Fractional-order mathematical model of single-mass rotor dynamics and stability

Ensuring the vibration reliability of rotary machines is based on the reliable mathematical model of rotor movement. Considering the critical factors leading to a stability loss is an important problem in up-to-date machinery. However, the presence of fractional-order hydrodynamic features of gap seals and the effect of anomalous energy dissipation lead to a need to clarify existing rotordynamic models by considering the fractional-order terms. Therefore, this article deals with the comprehensive modeling approach to study forced oscillations of a single-mass rotor and check its dynamic stability considering the fractional-order origin of the damping force.
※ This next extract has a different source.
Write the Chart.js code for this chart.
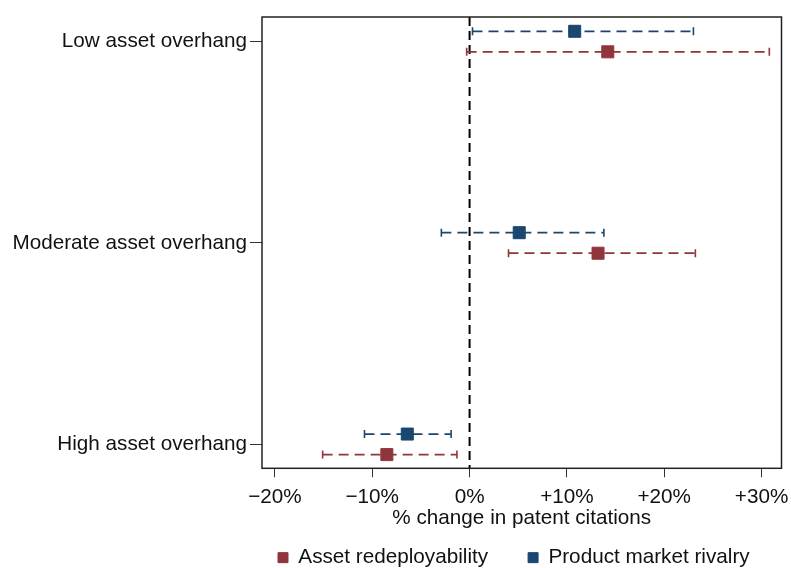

Moreover, the impact of fractional order on the damping factor and dynamic stability of whirl movement considering the circulation force in gap seals, is still not fully explored. This problem adds particular importance to the presented research. As a result, a single-mass flexible rotor model was extended by considering the fractional-order damping force. Moreover, based on the discovered asymptotic property of the Mittag-Leffler function, the impact of fractional order on the amplitude-frequency response was also determined. Finally, boundaries for dynamic stability loss were identified considering the fractional-order damping force. Overall, the study allowed the development and substantiation of a more generalized scientific and methodological approach to ensuring the vibration reliability of rotary machines.